**Work instructions:** Output the first line of the listing and each line after it, up to and including the line that contains "direct 1 Tr", exactly as written, minus the pictures.

## BEGIN Recorded data

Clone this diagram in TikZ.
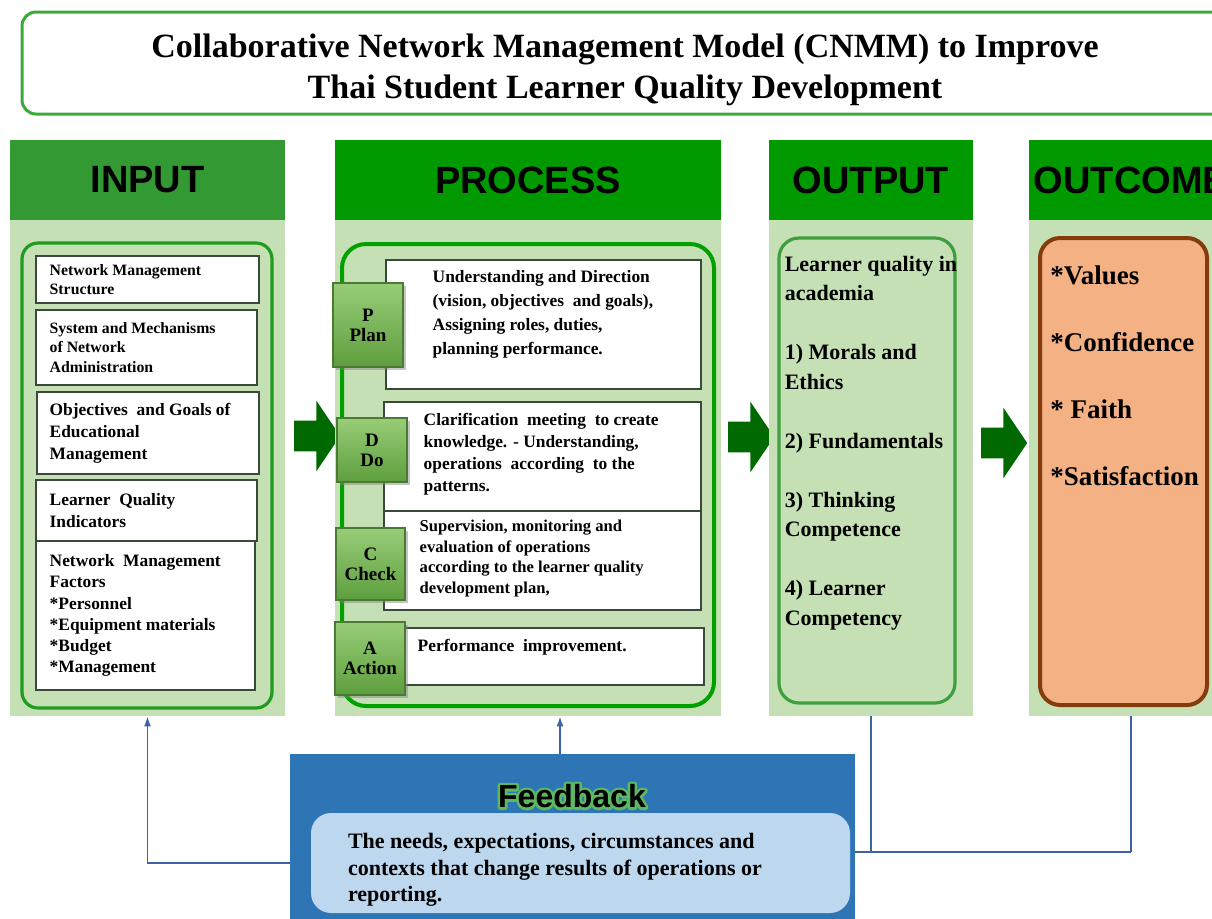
\documentclass[tikz,border=0pt]{standalone}
\usepackage{fontspec}
\setmainfont{Liberation Serif}
\newfontfamily\hdrfont{Liberation Sans}
\usetikzlibrary{positioning,fit,shapes.arrows,shadows,arrows.meta}

\definecolor{titlegreen}{HTML}{3AAA35}
\definecolor{hdrdark}{HTML}{339933}
\definecolor{hdrgreen}{HTML}{009900}
\definecolor{colbg}{HTML}{C5E0B4}
\definecolor{inframe}{HTML}{1F9C1F}
\definecolor{procframe}{HTML}{00A000}
\definecolor{outframe}{HTML}{3E9F3E}
\definecolor{boxline}{HTML}{3A4A3A}
\definecolor{pdcatop}{HTML}{98CD78}
\definecolor{pdcabot}{HTML}{5E9E3E}
\definecolor{pdcaline}{HTML}{4A7A33}
\definecolor{arrowgreen}{HTML}{006A00}
\definecolor{ocfill}{HTML}{F4B183}
\definecolor{ocline}{HTML}{843C0C}
\definecolor{fbblue}{HTML}{2E75B6}
\definecolor{fbinner}{HTML}{BDD7EE}
\definecolor{fbline}{HTML}{3E62A8}

% outlined text (stroke only) for the soft green halo
\newcommand\haloword[1]{\special{pdf:literal direct 1 Tr 1 j 2.6 w 0.36 0.72 0.38 RG}#1\special{pdf:literal direct 0 Tr 1 w}}

\tikzset{
  colbg/.style={fill=colbg, inner sep=0pt},
  hdr/.style={fill=hdrgreen, inner sep=0pt},
  hdrtext/.style={font=\hdrfont\bfseries\fontsize{19}{22}\selectfont, inner sep=0pt},
  frame/.style={line width=1.6pt, rounded corners=8pt, inner sep=0pt},
  wbox/.style={draw=boxline, fill=white, line width=0.7pt, inner sep=0pt},
  intext/.style={font=\bfseries\fontsize{8.7}{11}\selectfont, align=left, anchor=west, inner sep=0pt},
  smallin/.style={font=\bfseries\fontsize{7.9}{9.8}\selectfont},
  pdca/.style={draw=pdcaline, line width=0.6pt, top color=pdcatop, bottom color=pdcabot,
    drop shadow={opacity=0.45, shadow xshift=1.5pt, shadow yshift=-1.5pt}, inner sep=0pt},
  pdcatext/.style={font=\bfseries\fontsize{9.5}{10}\selectfont, align=center, inner sep=0pt},
  bigarrow/.style={single arrow, fill=arrowgreen, inner sep=0pt, inner ysep=7.5pt,
    minimum height=23pt, single arrow head extend=10pt, single arrow tip angle=112},
  fbconn/.style={draw=fbline, line width=0.8pt},
}

\begin{document}
\begin{tikzpicture}[x=0.5pt,y=-0.5pt]
\useasboundingbox (0,0) rectangle (1212,918);
\clip (0,0) rectangle (1212,918);

% title
\node[draw=titlegreen, line width=1.5pt, rounded corners=7pt, inner sep=0pt, fit={(22,12) (1260,114)}] (titlebox) {};
\node[font=\bfseries\fontsize{17}{20.5}\selectfont, align=center] (title) at (625,70)
  {Collaborative Network Management Model (CNMM) to Improve\\Thai Student Learner Quality Development};

% INPUT
\node[colbg, fit={(10,220) (285,716)}] (inbg) {};
\node[hdr, fill=hdrdark, fit={(10,140) (285,220)}] (inhdr) {};
\node[hdrtext] (inhdrt) at (inhdr) {INPUT};
\node[frame, draw=inframe, fit={(22,243) (272,708)}] (infr) {};
\node[wbox, fit={(36,256) (259,303)}] (in1) {};
\node[intext, smallin] (in1t) at ([xshift=7pt]in1.west) {Network Management\\Structure};
\node[wbox, fit={(36,310) (257,385)}] (in2) {};
\node[intext, smallin] (in2t) at ([xshift=7pt]in2.west) {System and Mechanisms\\of Network\\Administration};
\node[wbox, fit={(37,392) (259,474)}] (in3) {};
\node[intext] (in3t) at ([xshift=6.5pt]in3.west) {Objectives~ and Goals of\\Educational\\Management};
\node[wbox, fit={(36,480) (257,541)}] (in4) {};
\node[intext] (in4t) at ([xshift=7pt]in4.west) {Learner~ Quality\\Indicators};
\node[wbox, fit={(36,541) (255,690)}] (in5) {};
\node[intext, font=\bfseries\fontsize{8.7}{10.6}\selectfont] (in5t) at ([xshift=7pt]in5.west)
  {Network~ Management\\Factors\\*Personnel\\*Equipment materials\\*Budget\\*Management};

\node[bigarrow] (arr1) at (312,436) {};

% PROCESS
\node[colbg, fit={(335,220) (721,716)}] (procbg) {};
\node[hdr, fit={(335,140) (721,220)}] (prochdr) {};
\node[hdrtext] (prochdrt) at (prochdr) {PROCESS};
\node[frame, draw=procframe, line width=2pt, rounded corners=12pt, fit={(342,244) (714,706)}] (procfr) {};
\node[wbox, fit={(386,260) (701,389)}] (plan) {};
\node[intext, font=\bfseries\fontsize{8.7}{12}\selectfont] (plant) at ([xshift=23.5pt,yshift=5pt]plan.west)
  {Understanding and Direction\\(vision, objectives~ and goals),\\Assigning roles, duties,\\planning performance.};
\node[wbox, fit={(384,402) (701,511)}] (do) {};
\node[intext] (dot) at ([xshift=20pt,yshift=1pt]do.west)
  {Clarification~ meeting~ to create\\knowledge. - Understanding,\\operations~ according~ to the\\patterns.};
\node[wbox, fit={(384,511) (701,610)}] (check) {};
\node[intext, font=\bfseries\fontsize{8.3}{10.3}\selectfont] (checkt) at ([xshift=18pt,yshift=1pt]check.west)
  {Supervision, monitoring and\\evaluation of operations\\according to the learner quality\\development plan,};
\node[wbox, fit={(405,628) (704,685)}] (act) {};
\node[intext] (actt) at ([xshift=6.5pt,yshift=4.75pt]act.west) {Performance~ improvement.};
\node[pdca, fit={(333,283) (403,367)}] (sqP) {};
\node[pdcatext] (sqPt) at (sqP) {P\\Plan};
\node[pdca, fit={(337,418) (407,482)}] (sqD) {};
\node[pdcatext] (sqDt) at (sqD) {D\\Do};
\node[pdca, fit={(336,528) (405,600)}] (sqC) {};
\node[pdcatext] (sqCt) at (sqC) {C\\Check};
\node[pdca, fit={(335,622) (405,695)}] (sqA) {};
\node[pdcatext] (sqAt) at (sqA) {A\\Action};

\node[bigarrow] (arr2) at (746,437) {};

% OUTPUT
\node[colbg, fit={(769,220) (973,716)}] (outbg) {};
\node[hdr, fit={(769,140) (973,220)}] (outhdr) {};
\node[hdrtext] (outhdrt) at (outhdr) {OUTPUT};
\node[frame, draw=outframe, rounded corners=10pt, fit={(779,238) (955,703)}] (outfr) {};
\node[font=\bfseries\fontsize{11}{14.75}\selectfont, align=left, anchor=north west, inner sep=0pt] (outlist)
  at ([xshift=3.5pt,yshift=-9.5pt]outfr.north west)
  {Learner quality in\\academia\\[14.75pt]1) Morals and\\Ethics\\[14.75pt]2) Fundamentals\\[14.75pt]3) Thinking\\Competence\\[14.75pt]4) Learner\\Competency};

\node[bigarrow] (arr3) at (999,443) {};

% OUTCOME
\node[colbg, fit={(1029,220) (1233,716)}] (ocbg) {};
\node[hdr, fit={(1029,140) (1233,220)}] (ochdr) {};
\node[hdrtext] (ochdrt) at (ochdr) {OUTCOME};
\node[frame, draw=ocline, fill=ocfill, line width=2pt, rounded corners=10pt, fit={(1040,238) (1207,705)}] (ocfr) {};
\node[font=\bfseries\fontsize{13.5}{16}\selectfont, align=left, anchor=north west, inner sep=0pt] (oclist)
  at ([xshift=6pt,yshift=-14.5pt]ocfr.north west)
  {*Values\\[17.5pt]*Confidence\\[17.5pt]* Faith\\[17.5pt]*Satisfaction};

% feedback
\node[fill=fbblue, inner sep=0pt, fit={(290,754) (855,930)}] (fbbox) {};
\node[font=\hdrfont\bfseries\fontsize{16}{18}\selectfont, inner sep=0pt] (fbtitle) at (572,796)
  {\rlap{\haloword{Feedback}}Feedback};
\node[fill=fbinner, rounded corners=10pt, inner sep=0pt, fit={(311,813) (850,913)}] (fbin) {};
\node[intext, font=\bfseries\fontsize{11}{13.25}\selectfont] (fbtext) at ([xshift=18.5pt,yshift=-3.5pt]fbin.west)
  {The needs, expectations, circumstances and\\contexts that change results of operations or\\reporting.};

\draw[fbconn,-{Latex[length=5pt,width=3.5pt]}] (fbbox.west |- fbin.west) -| (inbg.south);
\draw[fbconn,-{Latex[length=5pt,width=3.5pt]}] ([xshift=-6.25pt]fbbox.north) -- ([xshift=-6.25pt]fbbox.north |- procbg.south);
\coordinate (fbright) at ([yshift=5.5pt]fbbox.east |- fbin.east);
\draw[fbconn] (fbright) -- (fbright -| ocbg.south);
\draw[fbconn] (outbg.south) -- (outbg.south |- fbright);
\draw[fbconn] (ocbg.south) -- (ocbg.south |- fbright);
\end{tikzpicture}
\end{document}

## END Recorded data

**Response:**
Clone this diagram in TikZ.
\documentclass[tikz,border=0pt]{standalone}
\usepackage{fontspec}
\setmainfont{Liberation Serif}
\newfontfamily\hdrfont{Liberation Sans}
\usetikzlibrary{positioning,fit,shapes.arrows,shadows,arrows.meta}

\definecolor{titlegreen}{HTML}{3AAA35}
\definecolor{hdrdark}{HTML}{339933}
\definecolor{hdrgreen}{HTML}{009900}
\definecolor{colbg}{HTML}{C5E0B4}
\definecolor{inframe}{HTML}{1F9C1F}
\definecolor{procframe}{HTML}{00A000}
\definecolor{outframe}{HTML}{3E9F3E}
\definecolor{boxline}{HTML}{3A4A3A}
\definecolor{pdcatop}{HTML}{98CD78}
\definecolor{pdcabot}{HTML}{5E9E3E}
\definecolor{pdcaline}{HTML}{4A7A33}
\definecolor{arrowgreen}{HTML}{006A00}
\definecolor{ocfill}{HTML}{F4B183}
\definecolor{ocline}{HTML}{843C0C}
\definecolor{fbblue}{HTML}{2E75B6}
\definecolor{fbinner}{HTML}{BDD7EE}
\definecolor{fbline}{HTML}{3E62A8}

% outlined text (stroke only) for the soft green halo
\newcommand\haloword[1]{\special{pdf:literal direct 1 Tr 1 j 2.6 w 0.36 0.72 0.38 RG}#1\special{pdf:literal direct 0 Tr 1 w}}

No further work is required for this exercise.